Full text of letter here and
below:
June
21, 2019
The Honorable Ben
Carson
Secretary
U.S. Department of
Housing and Urban Development
451 7th
Street, SW
Washington, DC 20410
Dear Secretary
Carson:
We were deeply
disturbed to learn of the Department of Housing and Urban Development’s (HUD)
abrupt change in guidance on the eligibility of Deferred Access for Childhood
Arrivals (DACA) recipients’ eligibility for Federal Housing Administration-
insured (FHA) loans.
This Administration’s
hostility toward DACA recipients, including an effort to rescind DACA, has
thrown the lives of thousands of young people into turmoil. [6] It has also raised questions for
lenders about their standing practice of making FHA-insured loans to DACA
recipients. For nearly a year, FHA lenders[7],
media outlets[8], and members of both
the House[9] and Senate[10]
have asked HUD to clarify whether DACA recipients are eligible for FHA-insured
loans. These requests began more than six years after the start of the DACA
program. They also followed numerous reports from lenders that senior HUD
officials and employees at HUD’s Homeownership Centers were verbally informing
lenders that HUD would not insure single-family mortgage loans made to DACA recipients.[11]
To our knowledge, HUD
has never responded in writing to lenders’ many inquiries about DACA
recipients’ eligibility. However, in written responses to Congress HUD affirmed
that it had not made any policy changes “during the current Administration,
either formal or informal, with respect to FHA eligibility requirements for
Deferred Action for Childhood Arrivals (DACA) recipients.”[12]
In your April 3,
2019, testimony before the House Appropriations Subcommittee, you provided
additional clarity when you stated that “no one was aware of any changes that
have been made” to HUD’s policy regarding the eligibility of DACA recipients
for FHA loans, and that you were “sure we have plenty of DACA recipients who
have FHA mortgages.” You said you would be surprised if lenders were hearing
different guidance from HUD officials; that anyone who gave conflicting
guidance was not “authorized by us;” and that you have “instructed everyone to
follow the laws of the United States with regard to DACA, with regard to anyone
who is an immigrant or potential immigrant to this country and as long as you
continue to follow the laws it will have my approval.” Just weeks later, when
you were asked about those statements in the House Financial Services
Committee, you reiterated that HUD had not made any changes to the policy on
FHA eligibility.
Based on HUD’s
assurances, lenders’ years of experience making FHA-insured loans to DACA
recipients, and your own acknowledgment that there were many DACA recipients
with FHA-insured loans, it is difficult to imagine how any reasonable observer
could have concluded that HUD would assert that it had always denied access to
FHA-insured mortgage credit to nearly 800,000 young people who live and work in
this country. But last week in a single-page letter written by the Assistant
Secretary for Congressional and Intergovernmental Relations, HUD did just that.

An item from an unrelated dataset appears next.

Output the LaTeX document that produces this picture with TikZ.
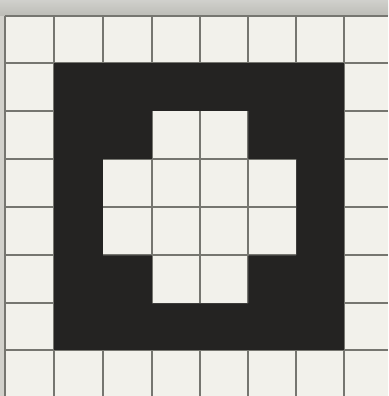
\documentclass[tikz,border=0pt]{standalone}
\usepackage{tikz}

\definecolor{paper}{RGB}{242,241,235}
\definecolor{ink}{RGB}{36,35,34}
\definecolor{rule}{RGB}{118,118,112}
\definecolor{band}{RGB}{188,188,182}

\begin{document}
\begin{tikzpicture}[x=1pt,y=-1pt,
    gridline/.style={draw=rule,line width=1.8pt},
    blackfill/.style={fill=ink},
    paperfill/.style={fill=paper}]
\useasboundingbox (0,0) rectangle (388,396);
% paper and the grey strip along the top
\fill[paperfill] (0,0) rectangle (388,396);
\shade[top color=band!70!white,bottom color=band] (0,0) rectangle (388,16);
\fill[band!60!paper] (0,16) rectangle (4,396);

% the grid
\foreach \x in {5,54,103,152,200,248,296,344}
    \draw[gridline] (\x,16) -- (\x,396);
\foreach \y in {16,63,111,159,207,255,303,350}
    \draw[gridline] (5,\y) -- (388,\y);

% black frame with the white cross inside
\fill[blackfill] (54,63) rectangle (344,350);
\begin{scope}
    \clip (152,111) rectangle (248,303) (103,159) rectangle (296,255);
    \fill[paperfill] (0,0) rectangle (388,396);
    \foreach \x in {152,200,248}
        \draw[gridline] (\x,111) -- (\x,303);
    \foreach \y in {159,207,255}
        \draw[gridline] (103,\y) -- (296,\y);
\end{scope}
\end{tikzpicture}
\end{document}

The stark difference between HUD’s written responses to the same question from
Congress in December 2018 and June 2019 indicate that, in fact, HUD changed its
policy and that this requires a new explanation.
HUD’s decision to
reverse years of practice with a private letter to a member of Congress is the
height of obfuscation. Not only has HUD misled Congress in its prior written responses
and your oral testimony, it has also changed the rules on lenders and thousands
of young people with no notice or explanation. Clear guidance provided through
agency practice and testimony gives future homebuyers and businesses the tools
they need to plan for the future. Capricious changes to HUD’s established
practice is both cruel to individuals and harms the lenders who depend on HUD
to be a reliable counterparty.
HUD’s decision to
deny access to FHA-insured loans to DACA recipients is unacceptable, harsh, and
shortsighted. DACA recipients are, by definition, young. Many are entering the
years of homeownership. To deny thousands of young people who live, pursued
their education, served in the military, and work in this country an
opportunity for homeownership puts these young adults at a financial
disadvantage that will have long-term consequences for them, their families,
and their communities.
At your nomination
hearing, you stated that you intend to fight for those who are still trying to reach
their full potential. There can be no better example than the thousands of
young people who are working, pursuing their education, and trying to build
their financial futures through homeownership. We request that you immediately
clarify in writing that DACA recipients remain eligible for FHA-insured loans,
as has been the longstanding practice.
Thank you for your
prompt attention to this important matter.
Sincerely,
Robert
Menendez
|
|
Sherrod
Brown
|
Catherine
Cortez
Masto
Cory A. Booker
###
[6]
“Trump Moves to End DACA and Calls on Congress to Act,” Michael D. Shear and
Julie Hirschfeld Davis, The New York Times, September 5, 2017, available at https://www.nytimes.com/2017/09/05/us/politics/trump-daca-dreamers-immigration.html.
[7]
See letter from the Mortgage Bankers Association to the Department of Housing
and Urban Development, Federal Housing Commissioner, Request for Additional
Clarity and Guidance Related to the FHA Single Family Housing Policy Handbook,
July 19, 2018, available at https://www.mba.org/mba-newslinks/2018/july/mba-newslink-friday-7-20-18/mba-asks-fha-for-additional-clarity-guidance-on-fha-handbook.
[8]
“The Trump Administration is Quietly Denying Federal Housing Loans To DACA
Recipients,” Nidhi Prakash, Buzzfeed, December 14, 2018, available at https://www.buzzfeednews.com/article/nidhiprakash/daca-trump-denied-federal-housing-loans.
[9]
See letter from 16 members of the House Financial Services Committee to the
Department of Housing and Urban Development, Federal Housing Commissioner,
December 21, 2018, available at the Department of Housing and Urban
Development, Federal Housing Commissioner, https://financialservices.house.gov/uploadedfiles/cmw_ltr_to_hud_re_daca_12.21.2018.pdf.
[10]
See letter from Senators Menendez, Cortez Masto, and Booker to the Department
of Housing and Urban Development, Federal Housing Commissioner, December 18,
2018, available at https://www.menendez.senate.gov/imo/media/doc/Letter%20to%20HUD%20re%20FHA%20DACA%20policy%20signed.pdf.
[11]
“Ask the Underwriter: Why is HUD privately discouraging lenders from making FHA
loans to DACA borrowers?” Dani Hernandez, HousingWire, September 20, 2018,
available at https://www.housingwire.com/blogs/1-rewired/post/46885-ask-the-underwriter-why-is-hud-privately-discouraging-lenders-from-making-fha-loans-to-daca-borrowers.
[12]
See letter from Len Wolfson, Assistant Secretary for Congressional and
Intergovernmental Relations, Department of Housing and Urban Development to
Senator Menendez, December 21, 2018.